Diviso per capitoletti, ciascuno destinato a ritrarre un lato dell'essere genitori, il film racconta la vita di Sara (Paola Cortellesi) e Nicola (Valerio Mastandrea): sposati, innamorati, con una bambina di 6 anni e una vita felice. Almeno fino all'arrivo del secondo figlio, che ne scombinerà gli equilibri e ne tormenterà le notti, svelando dinamiche familiari disfunzionali ma seppellite dalla routine e scoperchiando insoddisfazioni personali taciute da tempo.
Una storia condita da risvolti tragicomici tra nonni bizzarri, amici sgangherati, pediatre 'guru' e improbabili baby-sitter, una riflessione sulla genitorialità nei tempi caotici del contemporaneo, tra l'istinto di scappare e la voglia di restare.
L'intuizione di Bonito è stata quella di farsi guidare dalla sceneggiatura, con delle scelte tecniche che non ne tradissero la grazia e la sfrontatezza.

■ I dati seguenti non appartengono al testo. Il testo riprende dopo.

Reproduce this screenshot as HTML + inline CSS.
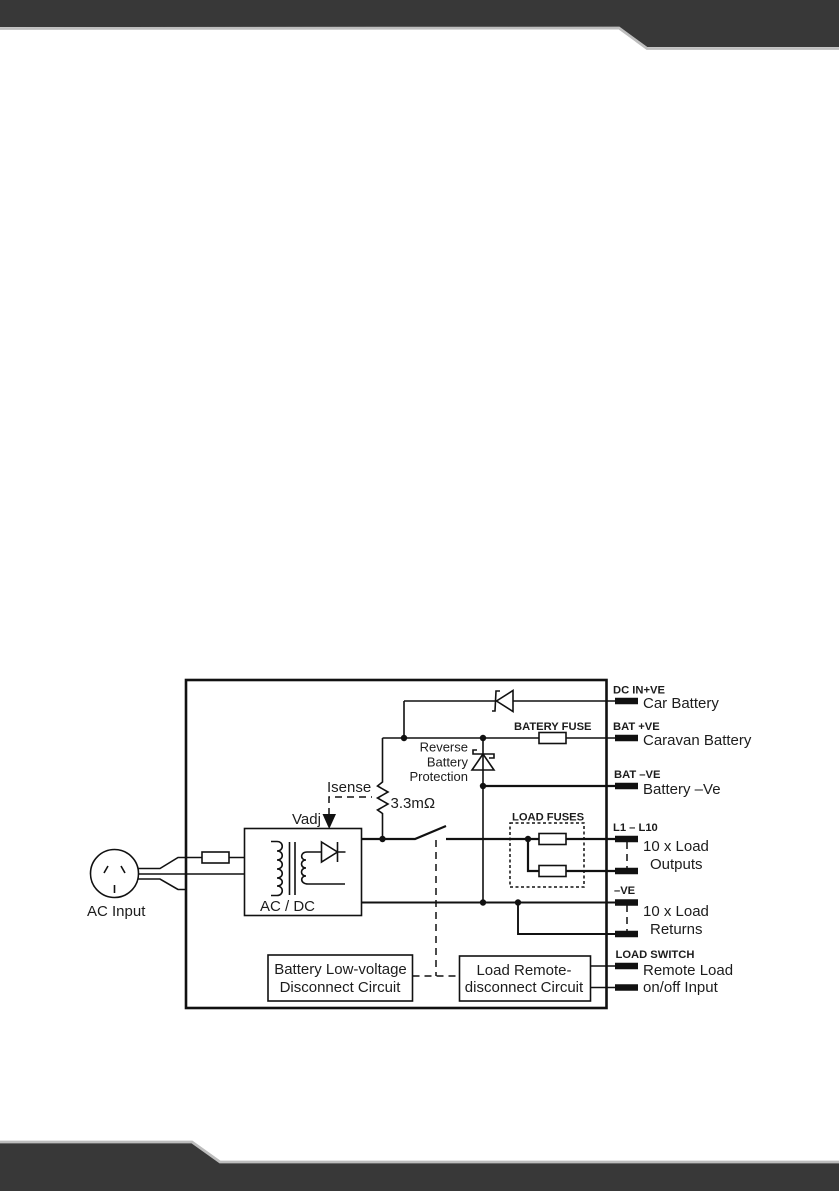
<!DOCTYPE html>
<html><head><meta charset="utf-8"><style>
html,body{margin:0;padding:0;background:#fff;width:839px;height:1191px;overflow:hidden}
svg{display:block}
text{font-family:"Liberation Sans",sans-serif;fill:#1c1c1c}
.l{font-size:15px}.b{font-size:11.2px;font-weight:bold}.r{font-size:13px;text-anchor:end}.m{text-anchor:middle}
</style></head><body>
<svg width="839" height="1191" viewBox="0 0 839 1191" fill="none">
<polygon points="0,0 839,0 839,47 647,47 619,27 0,27" fill="#383838"/>
<polyline points="0,28.5 619,28 647,48.5 839,48.5" stroke="#bdbdbd" stroke-width="2.8"/>
<polygon points="0,1143 192,1143 220,1163 839,1163 839,1191 0,1191" fill="#383838"/>
<polyline points="0,1142 192,1142 220,1162 839,1162" stroke="#bdbdbd" stroke-width="2.8"/>

<rect x="186" y="680" width="420.5" height="328" stroke="#111" stroke-width="2.6"/>

<g stroke="#111" stroke-width="1.6">
<circle cx="114.5" cy="873.5" r="24"/>
<path d="M104 873l4-7M125 873l-4-7M114.5 885v8" />
<path d="M138 868.5h22l18-11h24M229 857.5h15.5M138 874h106.5M138 879h22l18 10.5h8"/>
<rect x="202" y="852" width="27" height="11"/>
<rect x="244.5" y="828.5" width="117" height="87"/>
<path d="M271 841.5h6c7 0 7 9.500 0 9.500c7 0 7 9 0 9c7 0 7 9 0 9c7 0 7 9 0 9c7 0 7 8 0 8c7 0 7 9.500 0 9.500h-6"/>
<path d="M289.500 842v53M295 842v53"/>
<path d="M321 852h-14c-7 0-7 8-1 8c-6 0-6 8 0 8c-6 0-6 8 0 8c-6 0-6 8 2 8h37"/>
<path d="M321.500 842l16 10-16 10zM337.500 842v20M337.500 852h8"/>
<path d="M404 701h91M513 701h102M404 701v37M382.500 738h156.500M566 738h49"/>
<path d="M513 690.500v21l-16.500-10.500zM500 691h-4l-1 20h-3"/>
<path d="M382.500 738v44l-5 4 10.500 6-10.500 6 10.500 6-10.500 6 5 3.500v25.500"/>
<rect x="539" y="732.500" width="27" height="11"/>
<path d="M483 738v164.500"/>
<path d="M483 754l-11 16h22zM477 750h-4v4h21v4h-5"/>
<rect x="539" y="833.500" width="27" height="11"/>
<rect x="539" y="865.500" width="27" height="11"/>
<rect x="268" y="955" width="144.500" height="46"/>
<rect x="459.500" y="956" width="131" height="45"/>
<path d="M590 966h25M590 987.500h25"/>
</g>
<g stroke="#111" stroke-width="2.200">
<path d="M361 839h54l31-13M446 839h93M566 839h49"/>
<path d="M483 786h132"/>
<path d="M528 839v32h11M566 871h49"/>
<path d="M361 902.500h254M518 902.500v31.500h97" stroke-width="1.900"/>
</g>
<g stroke="#111" stroke-width="6.500">
<path d="M615 701h23M615 738h23M615 786h23M615 839h23M615 871h23M615 902.500h23M615 934h23M615 966h23M615 987.500h23"/>
</g>
<g stroke="#111" stroke-width="1.500" stroke-dasharray="7 5">
<path d="M627 842v29M627 905v29"/>
<path d="M329 815v-18h43"/>
<path d="M436 840v136"/>
<path d="M412.500 976h47"/>
</g>
<rect x="510" y="823" width="74" height="64" stroke="#111" stroke-width="1.500" stroke-dasharray="3 2.500"/>
<polygon points="322.500,814 336,814 329.200,829" fill="#111"/>
<g fill="#111">
<circle cx="404" cy="738" r="3.200"/><circle cx="483" cy="738" r="3.200"/><circle cx="483" cy="786" r="3.200"/>
<circle cx="382.500" cy="839" r="3.200"/><circle cx="528" cy="839" r="3.200"/>
<circle cx="483" cy="902.500" r="3.200"/><circle cx="518" cy="902.500" r="3.200"/>
</g>

<text class="l" x="87" y="916">AC Input</text>
<text class="l" x="260" y="911">AC / DC</text>
<text class="l" x="327" y="792">Isense</text>
<text class="l" x="292" y="824">Vadj</text>
<text class="l" x="390.500" y="808">3.3mΩ</text>
<text class="r" x="468" y="751.500">Reverse</text>
<text class="r" x="468" y="766.500">Battery</text>
<text class="r" x="468" y="781">Protection</text>
<text class="b" x="613" y="693.500">DC IN+VE</text>
<text class="b" x="514" y="730">BATERY FUSE</text>
<text class="b" x="613" y="730">BAT +VE</text>
<text class="b" x="614" y="778">BAT –VE</text>
<text class="b" x="512" y="820.500">LOAD FUSES</text>
<text class="b" x="613" y="831">L1 – L10</text>
<text class="b" x="614" y="894">–VE</text>
<text class="b" x="615.500" y="958">LOAD SWITCH</text>
<text class="l" x="643" y="708">Car Battery</text>
<text class="l" x="643" y="745">Caravan Battery</text>
<text class="l" x="643" y="794">Battery –Ve</text>
<text class="l" x="643" y="851">10 x Load</text>
<text class="l" x="650" y="869">Outputs</text>
<text class="l" x="643" y="916">10 x Load</text>
<text class="l" x="650" y="934">Returns</text>
<text class="l" x="643" y="975">Remote Load</text>
<text class="l" x="643" y="992">on/off Input</text>
<text class="l m" x="340.500" y="974">Battery Low-voltage</text>
<text class="l m" x="340" y="992">Disconnect Circuit</text>
<text class="l m" x="524" y="975">Load Remote-</text>
<text class="l m" x="524" y="992">disconnect Circuit</text>
</svg>
</body></html>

Lo fa sin dall'inizio del film, da quando cioè la telecamera piomba nella casa "calorosa e accogliente" dei due protagonisti, catapultando lo spettatore nella loro quotidianità scompigliata e confusa, eppure così reale e ordinaria da permettere a chiunque di identificarsi, anche a chi genitore non lo è.
Perché Figli è anche un film sulle ossessioni, le mode, i tic di questo paese stanco, arrabbiato, affaticato e sul disamore di cui è spesso capace. Ogni scena è una miscela di reale e fumettistiche proiezioni dell'inconscio.
Paola Cortellesi e Valerio Mastandrea, per la prima volta insieme sul set, fanno il resto: nevrotici, smarriti, normali e costretti a fare i conti con la privazione del sonno, infernali festifici, diaboliche chat di classe, retaggi culturali e aspettative che non lasciano alternative se non scappare. Una fuga metaforicamente rappresentata da quei salti nel vuoto che i due protagonisti spesso compiono lanciandosi a turno dalla finestra per evitare l'ennesima discussione o per fuggire dal pianto assillante del nuovo arrivato, tragicomicamente sostituito dalla Sonata n°8 di Beethoven.
Memorabili alcuni monologhi di ineguagliabile e feroce comicità, come quello in cui Sara si lancia in un j'accuse diventato già cult contro la madre, simbolo di quella generazione che "si è mangiata tutto" e che può permettersi di fare mutui, divertirsi, andare in vacanza e credere nel futuro "perché sarete gli ultimi a poterne godere visto che non morite neanche più". I nonni di Figli sono stravaganti, bizzarri, un "esercito di vecchi" che, per usare una battuta del film, "tengono in scacco l'intera economia nazionale". I personaggi sono ritratti di ironia pungente, i dialoghi incalzanti, senza oscurare una tenerezza di fondo riassunta dall'amore per le piccole cose che tutto pacifica, o dalla resilienza, dalla capacità di "imparare a restare", perché "si può cambiare qualcosa solo se prima l'avrete accettata. Vale per il tuo paese, il tuo partito, la tua famiglia".